2. The Board has also, subject to the approval of the members and of the High Court, Mumbai, and of other statutory authorities, approved the Scheme of arrangement for merger of SRM Energy Pvt Ltd, a “Spice Energy Group” Company, with the Company. SRM Energy Pvt Ltd will be absorbed by the Company and will consequently loose its identity.

3. Appointed Mr.
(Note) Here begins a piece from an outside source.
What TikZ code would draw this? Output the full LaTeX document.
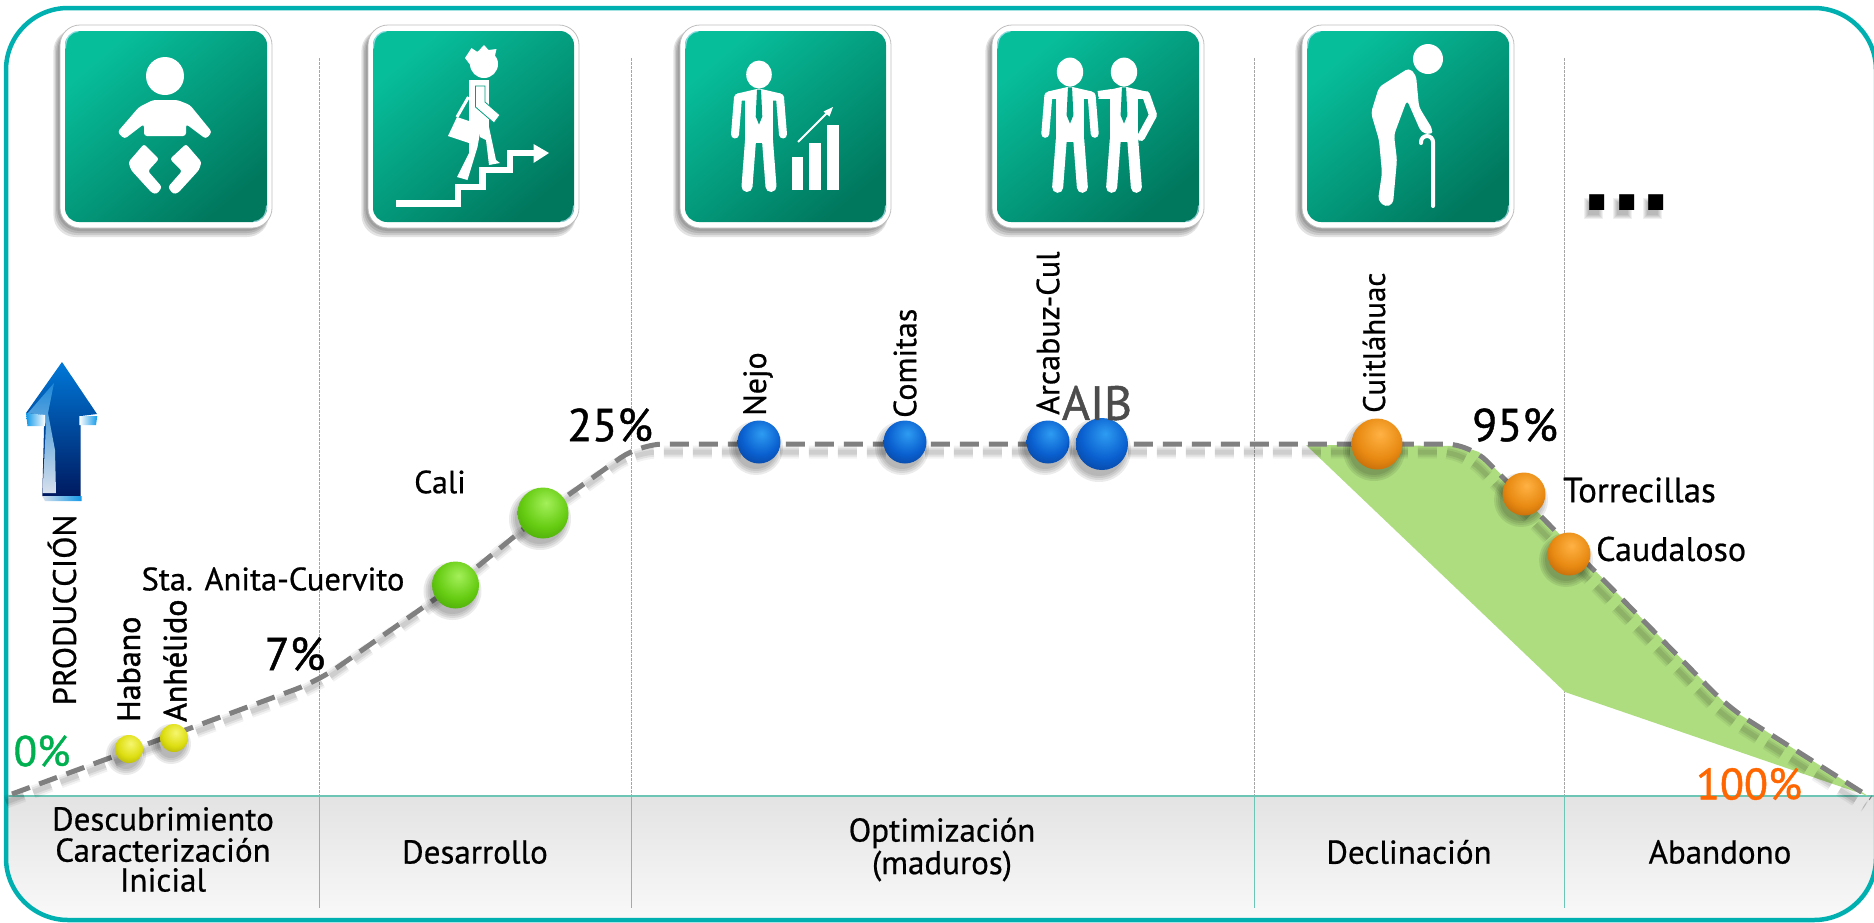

D Sundararajan as additional director of the Company.

Hitkari Fibres - Board Meeting on Feb 12, 2008

Monday, February 11th, 2008

Hitkari Fibres Ltd has informed BSE that a meeting of the Board of Directors of the Company will be held on February 12, 2008, inter alia, for considering the following:

1. To consider change in control of the Company in terms of Regulation 12 of SEBI (Substantial Acquisition of Shares and Takeovers) Regulations, 1997.

2. To consider alteration to the Objects Clause of the Memorandum of Association of the Company pursuant to Section 17 of the Companies Act, 1956.

3. To consider increase in the authorized capital of the Company.

4. To consider further issue of shares under section 81 (IA) of the Companies Act, 1956.

5. To consider increase in the borrowing limits and / or creation of charge on the assets or otherwise disposal of the assets of the Company.

6. To consider investing in / giving inter corporate loans / deposits guarantees / securities in terms section 372A of the Companies Act, 1956.

7. To sell / lease / mortgage or otherwise dispose of the undertaking of the Company pursuant to Section 293(1)(a) of the Companies Act, 1956.

8. To consider amendment to the Articles of Association of the Company.

9. To consider merger of other entities with the Company.

10. To consider delisting of the securities of the Company from the Delhi Stock Exchange Association Ltd and Ahmedabad Stock Exchange Ltd.

11. To approve notice of the Postal Ballot for the items given above.